The students are challenged to create an emblem for their team and their home ground as well as devising team colours, a chant, a dance and a symbolic object to represent them.

Askland and her team have developed an array of learning resources, including an app to facilitate this leaning process.

Over the years, the team have included material and online artefacts, such as: cricket bats, a trophy and a hall of fame which both showcases the teams’ material artefacts as well as providing a window for prospective students to get an idea of their previous cohort’s work.

The fictionalised The Trobriand Times features weekly comedic headlines inspired by teams’ actions and is distributed to students through the learning management system, with the aim of generating extra enthusiasm.Image of the front page of a newspaper

There is also a five-minute video that provides context to set exercises, and an app on which the teams display their identity and where weekly matches are organised and “played”.

The app is used as an online fieldwork site and an engagement tool where virtual “matches” are played every week, before the eventual play-off in the final week.

The learning process includes group discussions and posts in addition to writing fieldnotes, which encourage students to observe and reflect, and culminates in a reflective essay about the experience, including the final “match.

An awards ceremony completes the course, where each team votes for their favourites in the categories of best symbol, best dance, best chant, most intimidating and best overall team and best and fairest player (or team).

Students are encouraged to dress up in their team colours and display aspects of their team’s identity recognising this final online celebration as a rite of passage, both in having completed their first anthropology course and concluded and survived a six-week Trobriand cricket tournament.

More than just simulated fieldwork

In developing the component, Askland and her team were acutely aware that many of their students were socially isolated and often very lonely.

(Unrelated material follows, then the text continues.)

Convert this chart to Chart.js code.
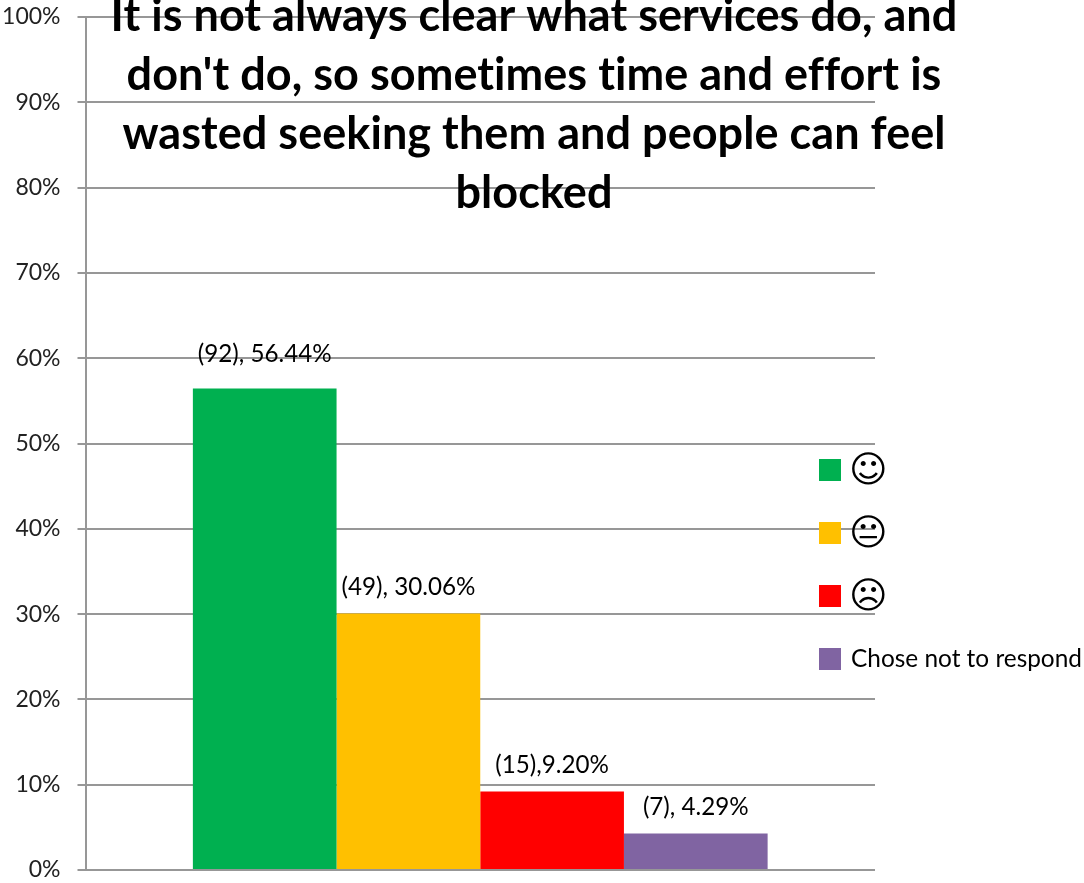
<!DOCTYPE html>
<html>
<head>
<meta charset="utf-8">
<style>
html, body { margin: 0; padding: 0; background: #fff; overflow: hidden; }
</style>
<script src="https://cdn.jsdelivr.net/npm/chart.js@4/dist/chart.umd.min.js"></script>
</head>
<body>
<canvas id="chart" width="1084" height="883"></canvas>
<script>
const categories = ['Responses'];
const seriesNames = ['☺', '😐', '☹', 'Chose not to respond'];
const seriesValues = [56.44, 30.06, 9.20, 4.29];
const seriesColors = ['#00B050', '#FFC000', '#FF0000', '#8064A2'];
const valueLabels = ['(92), 56.44%', '(49), 30.06%', '(15),9.20%', '(7), 4.29%'];
const titleLines = [
    'It is not always clear what services do, and',
    "don't do, so sometimes time and effort is",
    'wasted seeking them and people can feel',
    'blocked'
];

const textFont = 'Lato, "Open Sans", sans-serif';

// title sits on top of the plot, so it can't go through the layout
const chartTitle = {
    id: 'chartTitle',
    afterDraw(chart) {
        const { ctx } = chart;
        ctx.save();
        ctx.font = 'bold 45px ' + textFont;
        ctx.letterSpacing = '0.05px'; // stops the ti ligature
        ctx.fillStyle = '#000';
        ctx.textAlign = 'center';
        ctx.textBaseline = 'alphabetic';
        titleLines.forEach((line, i) => ctx.fillText(line, 534, 31 + i * 59));
        ctx.restore();
    }
};

const barLabels = {
    id: 'barLabels',
    afterDatasetsDraw(chart) {
        const { ctx } = chart;
        ctx.save();
        ctx.font = '24.2px ' + textFont;
        ctx.fillStyle = '#000';
        ctx.textAlign = 'center';
        ctx.textBaseline = 'middle';
        valueLabels.forEach((label, i) => {
            const bar = chart.getDatasetMeta(i).data[0];
            ctx.fillText(label, bar.x, bar.y - (i === 0 ? 34 : 26));
        });
        ctx.restore();
    }
};

// legend overlaps the plot area on the right, drawn by hand
const sideLegend = {
    id: 'sideLegend',
    afterDraw(chart) {
        const { ctx } = chart;
        ctx.save();
        ctx.textBaseline = 'middle';
        ctx.textAlign = 'left';
        seriesNames.forEach((name, i) => {
            const y = 470 + i * 63;
            ctx.fillStyle = seriesColors[i];
            ctx.fillRect(819, y - 11, 22, 22);
            ctx.fillStyle = '#000';
            if (i < 3) {
                ctx.font = '37px "DejaVu Sans"';
                ctx.fillText(name, 849, y + 2);
            } else {
                ctx.font = '24.4px ' + textFont;
                ctx.fillText(name, 851, y);
            }
        });
        ctx.restore();
    }
};

const chart = new Chart(document.getElementById('chart'), {
    type: 'bar',
    data: {
        labels: categories,
        datasets: seriesNames.map((name, i) => ({
            label: name,
            data: [seriesValues[i]],
            backgroundColor: seriesColors[i],
            barPercentage: 1,
            categoryPercentage: 0.728
        }))
    },
    options: {
        responsive: false,
        animation: false,
        layout: { padding: { left: 0, right: 209, top: 17, bottom: 13 } },
        scales: {
            x: { display: false },
            y: {
                min: 0,
                max: 100,
                afterFit(scale) {
                    scale.width = 85.5;
                    scale.paddingTop = 0;
                    scale.paddingBottom = 0;
                },
                border: { color: '#979797', width: 2 },
                grid: { color: '#979797', lineWidth: 2, tickLength: 8 },
                ticks: {
                    stepSize: 10,
                    padding: 17,
                    color: '#222',
                    font: { family: textFont, size: 23 },
                    callback: (v) => v + '%'
                }
            }
        },
        plugins: {
            legend: { display: false },
            tooltip: { enabled: false }
        }
    },
    plugins: [barLabels, chartTitle, sideLegend]
});
</script>
</body>
</html>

“As first year students, they had not yet had time to develop strong cohorts at university and having been in lockdown for months the sense of isolation this can create was even stronger than normal,” Askland said.

“Students are often very reluctant to undertake groupwork, but in this case Trobriand cricket had the effect of bringing people together and building relationships that may extend past the life of the course.”

The fieldnotes certainly reflect this sentiment with one student noting, “We told stories and showed off our pets and plants, it seemed like the first real connection of the semester.”

Askland admits that the student feedback has been very heart-warming.

“They were saying, it was the only thing that brought some joy in the lockdown weeks,” Askland said.

Askland believes that the challenge now is to try how to “future-proof” the component.

“We need to figure out how we can … make it sustainable without the level of involvement from the technical staff that we currently require … advancing it into its next iteration,” she said.

This involves a level of coding expertise from academic staff as well as sandboxing an alternative app, a cybersecurity practice designed to prevent threats from getting on the network.

According, to Askland the extra work is absolutely worth it, and she and her academic team are looking forward to the next big “bash”.

“I would say that it’s the best thing I've ever done in my teaching career,” she said.